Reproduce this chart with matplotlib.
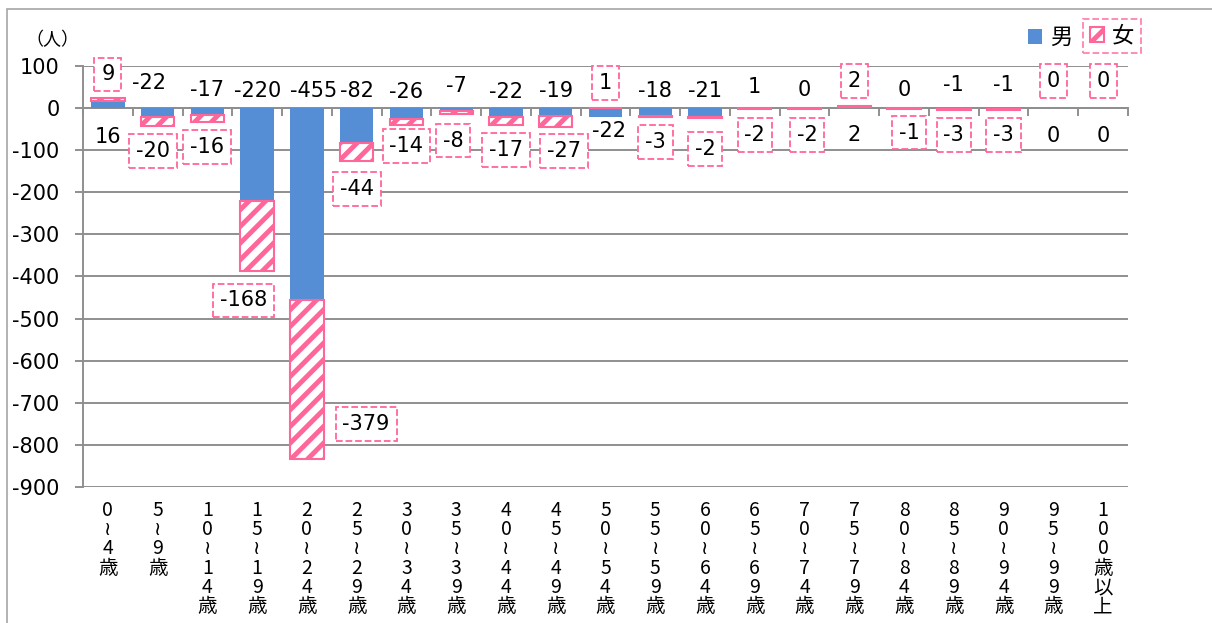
import matplotlib
matplotlib.use('Agg')
import matplotlib.pyplot as plt
import numpy as np
from matplotlib.patches import Rectangle

plt.rcParams['font.family'] = ['DejaVu Sans', 'Noto Sans CJK JP']
plt.rcParams['hatch.linewidth'] = 3.5

# ── data ─────────────────────────────────────────────
categories = ['0～4歳', '5～9歳', '10～14歳', '15～19歳', '20～24歳', '25～29歳',
              '30～34歳', '35～39歳', '40～44歳', '45～49歳', '50～54歳', '55～59歳',
              '60～64歳', '65～69歳', '70～74歳', '75～79歳', '80～84歳', '85～89歳',
              '90～94歳', '95～99歳', '100歳以上']
male = [16, -22, -17, -220, -455, -82, -26, -7, -22, -19, -22, -18,
        -21, 1, 0, 2, 0, -1, -1, 0, 0]
female = [9, -20, -16, -168, -379, -44, -14, -8, -17, -27, 1, -3,
          -2, -2, -2, 2, -1, -3, -3, 0, 0]
yticks = list(range(-900, 101, 100))

# label placement (value units / category offsets)
male_label_y = [-69, 60, 43, 40, 40, 40, 38, 52, 38, 40, -55, 40,
                40, 50, 43, -64, 43, 55, 55, -67, -67]
male_label_dx = [0, -0.18, 0, 0, 0.14, 0, 0, 0, 0, 0, 0.08, 0,
                 0, 0, 0, 0, 0, 0, 0, 0, 0]
female_label_y = [80, -102, -92, -457, -751, -193, -90, -77, -99, -102, 60, -80,
                  -98, -64, -64, 65, -58, -64, -64, 65, 65]
female_label_dx = [0, -0.1, 0, -0.27, 1.19, 0, 0, -0.06, 0, 0.16, 0, 0,
                   0, 0, 0.05, 0, 0.1, 0, 0, 0, 0]

BLUE = '#558ED5'
PINK = '#FF6699'
GRID = '#8F8F8F'

x = np.arange(len(categories))
male_a = np.array(male)
female_a = np.array(female)
# Excel stacks positives and negatives separately
female_bottom = np.where(np.sign(male_a) * np.sign(female_a) > 0, male_a, 0)

fig = plt.figure(figsize=(12.12, 6.23), dpi=100)
ax = fig.add_axes([83 / 1212, 1 - 487 / 623, 1045 / 1212, 421 / 623])

bars_m = ax.bar(x, male_a, width=0.67, color=BLUE, zorder=3)
mask = female_a != 0
bars_f = ax.bar(x[mask], female_a[mask], bottom=female_bottom[mask], width=0.67,
                color='white', edgecolor=PINK, hatch='//', linewidth=1.5, zorder=3)

ax.set_xlim(-0.5, len(categories) - 0.5)
ax.set_ylim(-900, 100)
ax.set_yticks(yticks)
ax.set_yticklabels([str(v) for v in yticks], fontsize=15)
ax.grid(axis='y', color=GRID, linewidth=1.4, zorder=0)
ax.set_axisbelow(True)

for s in ['top', 'right']:
    ax.spines[s].set_visible(False)
ax.spines['left'].set_color(GRID)
ax.spines['left'].set_linewidth(1.4)
ax.spines['bottom'].set_position(('data', 0))
ax.spines['bottom'].set_color(GRID)
ax.spines['bottom'].set_linewidth(1.4)

ax.tick_params(axis='y', length=6, width=1.4, color=GRID, pad=11)
ax.set_xticks(x)
ax.tick_params(axis='x', which='major', length=0, labelbottom=False)
ax.set_xticks(np.arange(-0.5, len(categories), 1), minor=True)
ax.tick_params(axis='x', which='minor', length=6, width=1.4, color=GRID, direction='out')

sec = ax.secondary_xaxis('bottom')
sec.set_xticks(x)
sec.set_xticklabels(['\n'.join(c.replace('～', '≀')) for c in categories],
                    fontsize=14, linespacing=0.9,
                    family=['Noto Sans CJK JP', 'DejaVu Sans'])
sec.tick_params(length=0, pad=9, labelsize=14)
sec.spines['bottom'].set_visible(False)

# data labels
for i in range(len(categories)):
    ax.text(x[i] + male_label_dx[i], male_label_y[i], str(male[i]),
            ha='center', va='center', fontsize=15, zorder=5)
    ax.text(x[i] + female_label_dx[i], female_label_y[i], str(female[i]),
            ha='center', va='center', fontsize=15, zorder=5,
            bbox=dict(boxstyle='square,pad=0.33', fc='white', ec=PINK,
                      ls='--', lw=1.3))

fig.text(52 / 1212, 1 - 40 / 623, '（人）', ha='center', va='center', fontsize=13)

# legends
leg1 = fig.legend([bars_m], ['男'], loc='center', bbox_to_anchor=(1050 / 1212, 1 - 38 / 623),
                  frameon=False, fontsize=16, handlelength=0.65, handleheight=0.65,
                  handletextpad=0.35, borderpad=0.2)
leg2 = fig.legend([bars_f], ['女'], loc='center', bbox_to_anchor=(1112 / 1212, 1 - 36 / 623),
                  frameon=True, fancybox=False, fontsize=16, handlelength=0.65,
                  handleheight=0.65, handletextpad=0.35, borderpad=0.3)
fr = leg2.get_frame()
fr.set_edgecolor(PINK)
fr.set_linestyle('--')
fr.set_linewidth(1.3)

# outer chart frame
fig.add_artist(Rectangle((7 / 1212, -0.1), 2, 1 - 9 / 623 + 0.1, transform=fig.transFigure,
                         fill=False, ec='#A6A6A6', lw=1.2))

fig.savefig('out.png', dpi=100)
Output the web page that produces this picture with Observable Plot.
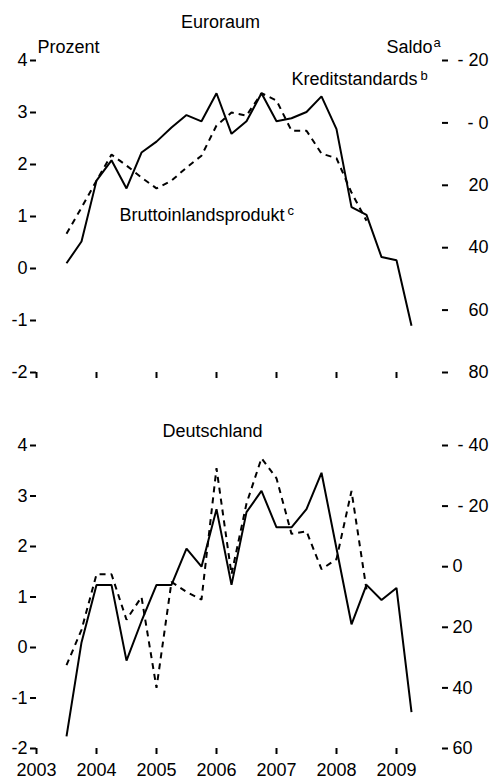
<!DOCTYPE html>
<html><head><meta charset="utf-8">
<script src="https://cdn.jsdelivr.net/npm/d3@7"></script>
<script src="https://cdn.jsdelivr.net/npm/@observablehq/plot@0.6"></script>
<style>body{margin:0;background:#fff} #chart svg{display:block}</style>
</head><body><div id="chart"></div>
<script>
// ---- data ----
const quartersKredit = ["2003Q3","2003Q4","2004Q1","2004Q2","2004Q3","2004Q4","2005Q1","2005Q2","2005Q3","2005Q4","2006Q1","2006Q2","2006Q3","2006Q4","2007Q1","2007Q2","2007Q3","2007Q4","2008Q1","2008Q2","2008Q3","2008Q4","2009Q1","2009Q2"];
const quartersBip = ["2003Q3","2003Q4","2004Q1","2004Q2","2004Q3","2004Q4","2005Q1","2005Q2","2005Q3","2005Q4","2006Q1","2006Q2","2006Q3","2006Q4","2007Q1","2007Q2","2007Q3","2007Q4","2008Q1","2008Q2","2008Q3"];
// Kreditstandards (Saldo, right axis, inverted)
const euroKredit = [45, 38, 18.5, 12, 21, 9.5, 6, 1.5, -2.5, -0.5, -9.5, 3.5, -0.5, -9.5, -0.5, -1.5, -3.5, -8.5, 2, 27, 29.5, 43, 44, 65];
const deKredit = [56, 25, 6, 6, 31, 18, 6, 6, -6, 0, -19, 6, -18, -25, -13, -13, -19, -31, -6, 19, 6, 11, 7, 48];
// Bruttoinlandsprodukt (Prozent, left axis)
const euroBip = [0.67, 1.17, 1.69, 2.19, 1.98, 1.75, 1.54, 1.69, 1.94, 2.17, 2.75, 3.0, 2.94, 3.37, 3.23, 2.65, 2.65, 2.21, 2.12, 1.46, 0.92];
const deBip = [-0.35, 0.35, 1.45, 1.45, 0.55, 1.0, -0.8, 1.3, 1.1, 0.95, 3.55, 1.45, 2.85, 3.75, 3.35, 2.25, 2.3, 1.55, 1.75, 3.1, 1.15];
// axes
const leftDomain = [-2, 4];
const leftTicks = [-2, -1, 0, 1, 2, 3, 4];
const yearTicks = [2003, 2004, 2005, 2006, 2007, 2008, 2009];
const euroRightDomain = [-20, 80];
const euroRightTicks = [-20, 0, 20, 40, 60, 80];
const euroRightLabels = ["- 20", "- 0", "20", "40", "60", "80"];
const deRightDomain = [-40, 60];
const deRightTicks = [-40, -20, 0, 20, 40, 60];
const deRightLabels = ["- 40", "- 20", "0", "20", "40", "60"];
const titleEuro = "Euroraum";
const titleDe = "Deutschland";
const unitLeft = "Prozent";
const unitRight = "Saldo";
const labelKredit = "Kreditstandards";
const labelBip = "Bruttoinlandsprodukt";

// ---- font pick ----
function hasFont(name) {
  const c = document.createElement("canvas").getContext("2d");
  const t = "Bruttoinlandsprodukt 2003";
  c.font = "40px monospace"; const a = c.measureText(t).width;
  c.font = `40px "${name}", monospace`; const b = c.measureText(t).width;
  return Math.abs(a - b) > 0.5;
}
const narrow = hasFont("Liberation Sans Narrow");
const FF = narrow ? '"Liberation Sans Narrow", "Liberation Sans", Arial, sans-serif' : '"Liberation Sans", Arial, sans-serif';
const FS = narrow ? 21 : 18;
const SUP = narrow ? 16 : 13;

const qx = q => +q.slice(0, 4) + (+q.slice(5) - 1) / 4;

function panel(o) {
  const toLeft = s => leftDomain[1] - (s - o.rDomain[0]) / (o.rDomain[1] - o.rDomain[0]) * (leftDomain[1] - leftDomain[0]);
  const kData = quartersKredit.map((q, i) => ({x: qx(q), y: toLeft(o.kredit[i])}));
  const bData = quartersBip.map((q, i) => ({x: qx(q), y: o.bip[i]}));
  const rTicksLeft = o.rTicks.map(toLeft);
  const fmtR = d => {
    const i = rTicksLeft.findIndex(t => Math.abs(t - d) < 1e-9);
    const l = o.rLabels[i];
    return o.padNeg && l.startsWith("-") ? "\u00a0" + l : l;
  };
  return Plot.plot({
    width: 494, height: o.height,
    marginTop: o.mt, marginBottom: o.mb, marginLeft: 36, marginRight: 53,
    x: {domain: [2003, 2009.75]},
    y: {domain: leftDomain},
    style: {fontFamily: FF, fontSize: FS + "px", background: "white", color: "black"},
    marks: [
      Plot.axisY(leftTicks, {anchor: "left", tickSize: 6, tickPadding: 3, strokeWidth: 2, tickFormat: d => String(d), label: null}),
      Plot.axisY(rTicksLeft, {anchor: "right", tickSize: 6, tickPadding: o.rPad, textAnchor: o.rAnchor, strokeWidth: 2, tickFormat: fmtR, label: null}),
      Plot.axisX(yearTicks, {anchor: "bottom", tickSize: 6, tickPadding: 9, strokeWidth: 2, tickFormat: o.xLabels ? (d => String(d)) : (() => ""), label: null}),
      Plot.line(bData, {x: "x", y: "y", stroke: "black", strokeWidth: 2, strokeDasharray: "6,5", strokeLinejoin: "miter", strokeLinecap: "butt"}),
      Plot.line(kData, {x: "x", y: "y", stroke: "black", strokeWidth: 2, strokeLinejoin: "miter", strokeLinecap: "butt"}),
      ...o.texts
    ]
  });
}

const T = (txt, opts) => Plot.text([txt], {text: d => d, lineAnchor: "bottom", fill: "black", ...opts});

const euroPanel = panel({
  height: 390, mt: 60, mb: 18,
  kredit: euroKredit, bip: euroBip,
  rDomain: euroRightDomain, rTicks: euroRightTicks, rLabels: euroRightLabels,
  rPad: 41, rAnchor: "end", padNeg: false, xLabels: false,
  texts: [
    T(titleEuro, {frameAnchor: "top", dx: -18.5, dy: -33}),
    T(unitLeft, {frameAnchor: "top-left", textAnchor: "start", dx: 1, dy: -8}),
    T(unitRight, {frameAnchor: "top-right", textAnchor: "end", dx: -9, dy: -8}),
    T("a", {frameAnchor: "top-right", textAnchor: "start", dx: -8, dy: -14, fontSize: SUP}),
    T(labelKredit, {frameAnchor: "top-right", textAnchor: "end", dx: -24, dy: 24}),
    T("b", {frameAnchor: "top-right", textAnchor: "start", dx: -21, dy: 19, fontSize: SUP}),
    T(labelBip, {frameAnchor: "top-left", textAnchor: "end", dx: 248, dy: 160}),
    T("c", {frameAnchor: "top-left", textAnchor: "start", dx: 251, dy: 154, fontSize: SUP})
  ]
});

const dePanel = panel({
  height: 392, mt: 55, mb: 34,
  kredit: deKredit, bip: deBip,
  rDomain: deRightDomain, rTicks: deRightTicks, rLabels: deRightLabels,
  rPad: 5, rAnchor: "start", padNeg: true, xLabels: true,
  texts: [
    T(titleDe, {frameAnchor: "top", dx: -26.5, dy: -9})
  ]
});

document.getElementById("chart").append(euroPanel, dePanel);
</script>
</body></html>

---*---

* **WORK TO BE COMPLETED**
Skip the pictures, please, and transcribe only the lines from the beginning of the material through the one that contains "yticks = list(range(-900, 101, 100))".

* **REPLY TO THE EXERCISE**
Reproduce this chart with matplotlib.
import matplotlib
matplotlib.use('Agg')
import matplotlib.pyplot as plt
import numpy as np
from matplotlib.patches import Rectangle

plt.rcParams['font.family'] = ['DejaVu Sans', 'Noto Sans CJK JP']
plt.rcParams['hatch.linewidth'] = 3.5

# ── data ─────────────────────────────────────────────
categories = ['0～4歳', '5～9歳', '10～14歳', '15～19歳', '20～24歳', '25～29歳',
              '30～34歳', '35～39歳', '40～44歳', '45～49歳', '50～54歳', '55～59歳',
              '60～64歳', '65～69歳', '70～74歳', '75～79歳', '80～84歳', '85～89歳',
              '90～94歳', '95～99歳', '100歳以上']
male = [16, -22, -17, -220, -455, -82, -26, -7, -22, -19, -22, -18,
        -21, 1, 0, 2, 0, -1, -1, 0, 0]
female = [9, -20, -16, -168, -379, -44, -14, -8, -17, -27, 1, -3,
          -2, -2, -2, 2, -1, -3, -3, 0, 0]
yticks = list(range(-900, 101, 100))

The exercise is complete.